◆ **SET EXERCISE**:
Copy the data below exactly, omitting any picture it contains.

── DATA LINES

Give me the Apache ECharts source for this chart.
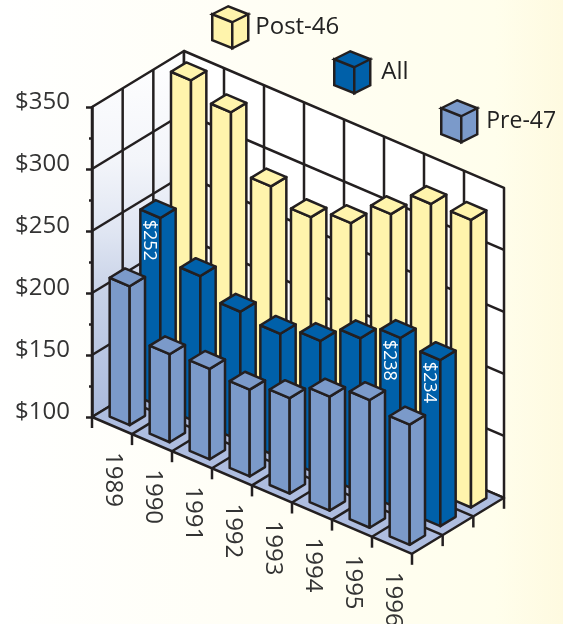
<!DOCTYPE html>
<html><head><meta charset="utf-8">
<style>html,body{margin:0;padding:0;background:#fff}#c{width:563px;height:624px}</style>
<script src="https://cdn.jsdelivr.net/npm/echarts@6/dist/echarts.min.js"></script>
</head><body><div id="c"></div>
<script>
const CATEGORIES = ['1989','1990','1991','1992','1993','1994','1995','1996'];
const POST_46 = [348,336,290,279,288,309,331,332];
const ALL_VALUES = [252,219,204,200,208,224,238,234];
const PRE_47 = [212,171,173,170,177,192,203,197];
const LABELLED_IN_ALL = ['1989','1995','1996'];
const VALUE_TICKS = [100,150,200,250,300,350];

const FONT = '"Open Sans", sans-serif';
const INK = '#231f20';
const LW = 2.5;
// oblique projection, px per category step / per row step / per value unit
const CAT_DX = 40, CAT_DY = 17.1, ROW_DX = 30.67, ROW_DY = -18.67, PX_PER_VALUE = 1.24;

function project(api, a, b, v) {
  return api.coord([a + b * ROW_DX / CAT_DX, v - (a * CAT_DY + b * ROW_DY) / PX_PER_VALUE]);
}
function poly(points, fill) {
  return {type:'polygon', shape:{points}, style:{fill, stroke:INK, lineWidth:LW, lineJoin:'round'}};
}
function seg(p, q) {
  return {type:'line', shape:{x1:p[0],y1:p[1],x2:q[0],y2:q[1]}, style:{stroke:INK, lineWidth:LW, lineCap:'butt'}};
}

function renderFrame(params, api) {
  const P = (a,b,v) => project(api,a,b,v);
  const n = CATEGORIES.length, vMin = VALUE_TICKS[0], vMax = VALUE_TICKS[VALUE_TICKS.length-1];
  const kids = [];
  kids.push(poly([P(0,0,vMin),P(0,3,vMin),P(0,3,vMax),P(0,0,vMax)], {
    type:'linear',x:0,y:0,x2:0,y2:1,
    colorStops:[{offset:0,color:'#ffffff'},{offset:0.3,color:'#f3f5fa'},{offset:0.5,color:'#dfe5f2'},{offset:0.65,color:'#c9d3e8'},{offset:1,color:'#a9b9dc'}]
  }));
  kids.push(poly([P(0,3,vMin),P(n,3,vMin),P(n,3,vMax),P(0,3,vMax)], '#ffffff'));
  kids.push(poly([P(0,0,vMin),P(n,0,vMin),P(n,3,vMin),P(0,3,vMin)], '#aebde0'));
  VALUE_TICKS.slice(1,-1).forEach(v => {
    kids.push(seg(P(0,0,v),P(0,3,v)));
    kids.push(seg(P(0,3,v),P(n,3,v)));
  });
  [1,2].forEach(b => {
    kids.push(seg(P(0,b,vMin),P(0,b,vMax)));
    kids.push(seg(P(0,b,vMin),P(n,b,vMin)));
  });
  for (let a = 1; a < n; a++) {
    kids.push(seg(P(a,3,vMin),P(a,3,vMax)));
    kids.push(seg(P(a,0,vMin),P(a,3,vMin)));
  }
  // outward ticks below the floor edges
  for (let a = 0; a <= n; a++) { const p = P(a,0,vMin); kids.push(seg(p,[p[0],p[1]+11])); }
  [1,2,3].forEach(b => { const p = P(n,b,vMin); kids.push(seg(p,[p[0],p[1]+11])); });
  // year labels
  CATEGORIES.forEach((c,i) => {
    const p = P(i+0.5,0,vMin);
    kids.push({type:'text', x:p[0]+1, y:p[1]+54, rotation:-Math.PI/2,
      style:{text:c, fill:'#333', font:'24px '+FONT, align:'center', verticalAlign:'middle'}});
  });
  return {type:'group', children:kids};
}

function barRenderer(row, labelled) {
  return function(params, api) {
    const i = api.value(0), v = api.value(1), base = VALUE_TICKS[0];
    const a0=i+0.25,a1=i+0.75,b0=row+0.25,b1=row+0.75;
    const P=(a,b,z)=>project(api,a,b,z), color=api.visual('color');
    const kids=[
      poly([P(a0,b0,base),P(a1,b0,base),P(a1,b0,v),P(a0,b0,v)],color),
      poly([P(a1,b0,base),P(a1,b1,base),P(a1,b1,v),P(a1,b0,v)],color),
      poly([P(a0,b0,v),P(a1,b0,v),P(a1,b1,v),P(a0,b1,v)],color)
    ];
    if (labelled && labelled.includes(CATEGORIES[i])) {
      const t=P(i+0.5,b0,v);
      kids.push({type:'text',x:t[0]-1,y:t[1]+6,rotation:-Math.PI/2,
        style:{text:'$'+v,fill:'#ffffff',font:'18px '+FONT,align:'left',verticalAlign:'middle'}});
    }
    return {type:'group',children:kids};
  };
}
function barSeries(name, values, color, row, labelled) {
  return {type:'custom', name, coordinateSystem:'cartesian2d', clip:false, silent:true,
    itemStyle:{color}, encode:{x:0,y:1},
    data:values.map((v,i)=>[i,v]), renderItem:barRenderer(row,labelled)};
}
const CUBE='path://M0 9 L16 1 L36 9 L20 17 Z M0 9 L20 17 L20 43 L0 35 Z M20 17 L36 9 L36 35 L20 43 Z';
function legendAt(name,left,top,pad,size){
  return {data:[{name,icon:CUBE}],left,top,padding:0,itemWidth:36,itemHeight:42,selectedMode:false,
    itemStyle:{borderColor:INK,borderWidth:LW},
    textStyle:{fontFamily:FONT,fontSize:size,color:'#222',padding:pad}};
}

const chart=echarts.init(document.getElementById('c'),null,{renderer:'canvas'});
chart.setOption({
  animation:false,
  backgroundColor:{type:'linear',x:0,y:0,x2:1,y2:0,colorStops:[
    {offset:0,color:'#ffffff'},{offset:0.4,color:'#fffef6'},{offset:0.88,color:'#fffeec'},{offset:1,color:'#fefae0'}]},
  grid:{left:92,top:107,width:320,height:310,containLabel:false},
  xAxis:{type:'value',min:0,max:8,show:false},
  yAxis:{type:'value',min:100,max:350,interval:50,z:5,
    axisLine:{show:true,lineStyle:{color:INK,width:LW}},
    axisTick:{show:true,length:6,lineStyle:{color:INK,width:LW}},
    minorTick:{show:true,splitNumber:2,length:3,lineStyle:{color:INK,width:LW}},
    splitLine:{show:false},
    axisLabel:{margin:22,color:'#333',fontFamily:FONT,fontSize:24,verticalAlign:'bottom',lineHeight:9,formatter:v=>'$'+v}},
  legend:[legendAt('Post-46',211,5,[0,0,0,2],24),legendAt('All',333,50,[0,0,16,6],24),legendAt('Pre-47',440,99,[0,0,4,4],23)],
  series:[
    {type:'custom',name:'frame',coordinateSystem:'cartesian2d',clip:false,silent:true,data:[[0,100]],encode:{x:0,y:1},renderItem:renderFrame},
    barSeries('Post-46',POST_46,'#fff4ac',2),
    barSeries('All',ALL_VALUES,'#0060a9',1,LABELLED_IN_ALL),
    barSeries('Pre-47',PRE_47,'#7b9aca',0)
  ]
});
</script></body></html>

────

◆ **TASK RESPONSE**:
Give me the Apache ECharts source for this chart.
<!DOCTYPE html>
<html><head><meta charset="utf-8">
<style>html,body{margin:0;padding:0;background:#fff}#c{width:563px;height:624px}</style>
<script src="https://cdn.jsdelivr.net/npm/echarts@6/dist/echarts.min.js"></script>
</head><body><div id="c"></div>
<script>
const CATEGORIES = ['1989','1990','1991','1992','1993','1994','1995','1996'];
const POST_46 = [348,336,290,279,288,309,331,332];
const ALL_VALUES = [252,219,204,200,208,224,238,234];
const PRE_47 = [212,171,173,170,177,192,203,197];
const LABELLED_IN_ALL = ['1989','1995','1996'];
const VALUE_TICKS = [100,150,200,250,300,350];

const FONT = '"Open Sans", sans-serif';
const INK = '#231f20';
const LW = 2.5;
// oblique projection, px per category step / per row step / per value unit
const CAT_DX = 40, CAT_DY = 17.1, ROW_DX = 30.67, ROW_DY = -18.67, PX_PER_VALUE = 1.24;

function project(api, a, b, v) {
  return api.coord([a + b * ROW_DX / CAT_DX, v - (a * CAT_DY + b * ROW_DY) / PX_PER_VALUE]);
}
function poly(points, fill) {
  return {type:'polygon', shape:{points}, style:{fill, stroke:INK, lineWidth:LW, lineJoin:'round'}};
}
function seg(p, q) {
  return {type:'line', shape:{x1:p[0],y1:p[1],x2:q[0],y2:q[1]}, style:{stroke:INK, lineWidth:LW, lineCap:'butt'}};
}

function renderFrame(params, api) {
  const P = (a,b,v) => project(api,a,b,v);
  const n = CATEGORIES.length, vMin = VALUE_TICKS[0], vMax = VALUE_TICKS[VALUE_TICKS.length-1];
  const kids = [];
  kids.push(poly([P(0,0,vMin),P(0,3,vMin),P(0,3,vMax),P(0,0,vMax)], {
    type:'linear',x:0,y:0,x2:0,y2:1,
    colorStops:[{offset:0,color:'#ffffff'},{offset:0.3,color:'#f3f5fa'},{offset:0.5,color:'#dfe5f2'},{offset:0.65,color:'#c9d3e8'},{offset:1,color:'#a9b9dc'}]
  }));
  kids.push(poly([P(0,3,vMin),P(n,3,vMin),P(n,3,vMax),P(0,3,vMax)], '#ffffff'));
  kids.push(poly([P(0,0,vMin),P(n,0,vMin),P(n,3,vMin),P(0,3,vMin)], '#aebde0'));
  VALUE_TICKS.slice(1,-1).forEach(v => {
    kids.push(seg(P(0,0,v),P(0,3,v)));
    kids.push(seg(P(0,3,v),P(n,3,v)));
  });
  [1,2].forEach(b => {
    kids.push(seg(P(0,b,vMin),P(0,b,vMax)));
    kids.push(seg(P(0,b,vMin),P(n,b,vMin)));
  });
  for (let a = 1; a < n; a++) {
    kids.push(seg(P(a,3,vMin),P(a,3,vMax)));
    kids.push(seg(P(a,0,vMin),P(a,3,vMin)));
  }
  // outward ticks below the floor edges
  for (let a = 0; a <= n; a++) { const p = P(a,0,vMin); kids.push(seg(p,[p[0],p[1]+11])); }
  [1,2,3].forEach(b => { const p = P(n,b,vMin); kids.push(seg(p,[p[0],p[1]+11])); });
  // year labels
  CATEGORIES.forEach((c,i) => {
    const p = P(i+0.5,0,vMin);
    kids.push({type:'text', x:p[0]+1, y:p[1]+54, rotation:-Math.PI/2,
      style:{text:c, fill:'#333', font:'24px '+FONT, align:'center', verticalAlign:'middle'}});
  });
  return {type:'group', children:kids};
}

function barRenderer(row, labelled) {
  return function(params, api) {
    const i = api.value(0), v = api.value(1), base = VALUE_TICKS[0];
    const a0=i+0.25,a1=i+0.75,b0=row+0.25,b1=row+0.75;
    const P=(a,b,z)=>project(api,a,b,z), color=api.visual('color');
    const kids=[
      poly([P(a0,b0,base),P(a1,b0,base),P(a1,b0,v),P(a0,b0,v)],color),
      poly([P(a1,b0,base),P(a1,b1,base),P(a1,b1,v),P(a1,b0,v)],color),
      poly([P(a0,b0,v),P(a1,b0,v),P(a1,b1,v),P(a0,b1,v)],color)
    ];
    if (labelled && labelled.includes(CATEGORIES[i])) {
      const t=P(i+0.5,b0,v);
      kids.push({type:'text',x:t[0]-1,y:t[1]+6,rotation:-Math.PI/2,
        style:{text:'$'+v,fill:'#ffffff',font:'18px '+FONT,align:'left',verticalAlign:'middle'}});
    }
    return {type:'group',children:kids};
  };
}
function barSeries(name, values, color, row, labelled) {
  return {type:'custom', name, coordinateSystem:'cartesian2d', clip:false, silent:true,
    itemStyle:{color}, encode:{x:0,y:1},
    data:values.map((v,i)=>[i,v]), renderItem:barRenderer(row,labelled)};
}
const CUBE='path://M0 9 L16 1 L36 9 L20 17 Z M0 9 L20 17 L20 43 L0 35 Z M20 17 L36 9 L36 35 L20 43 Z';
function legendAt(name,left,top,pad,size){
  return {data:[{name,icon:CUBE}],left,top,padding:0,itemWidth:36,itemHeight:42,selectedMode:false,
    itemStyle:{borderColor:INK,borderWidth:LW},
    textStyle:{fontFamily:FONT,fontSize:size,color:'#222',padding:pad}};
}

const chart=echarts.init(document.getElementById('c'),null,{renderer:'canvas'});
chart.setOption({
  animation:false,
  backgroundColor:{type:'linear',x:0,y:0,x2:1,y2:0,colorStops:[
    {offset:0,color:'#ffffff'},{offset:0.4,color:'#fffef6'},{offset:0.88,color:'#fffeec'},{offset:1,color:'#fefae0'}]},
  grid:{left:92,top:107,width:320,height:310,containLabel:false},
  xAxis:{type:'value',min:0,max:8,show:false},
  yAxis:{type:'value',min:100,max:350,interval:50,z:5,
    axisLine:{show:true,lineStyle:{color:INK,width:LW}},
    axisTick:{show:true,length:6,lineStyle:{color:INK,width:LW}},
    minorTick:{show:true,splitNumber:2,length:3,lineStyle:{color:INK,width:LW}},
    splitLine:{show:false},
    axisLabel:{margin:22,color:'#333',fontFamily:FONT,fontSize:24,verticalAlign:'bottom',lineHeight:9,formatter:v=>'$'+v}},
  legend:[legendAt('Post-46',211,5,[0,0,0,2],24),legendAt('All',333,50,[0,0,16,6],24),legendAt('Pre-47',440,99,[0,0,4,4],23)],
  series:[
    {type:'custom',name:'frame',coordinateSystem:'cartesian2d',clip:false,silent:true,data:[[0,100]],encode:{x:0,y:1},renderItem:renderFrame},
    barSeries('Post-46',POST_46,'#fff4ac',2),
    barSeries('All',ALL_VALUES,'#0060a9',1,LABELLED_IN_ALL),
    barSeries('Pre-47',PRE_47,'#7b9aca',0)
  ]
});
</script></body></html>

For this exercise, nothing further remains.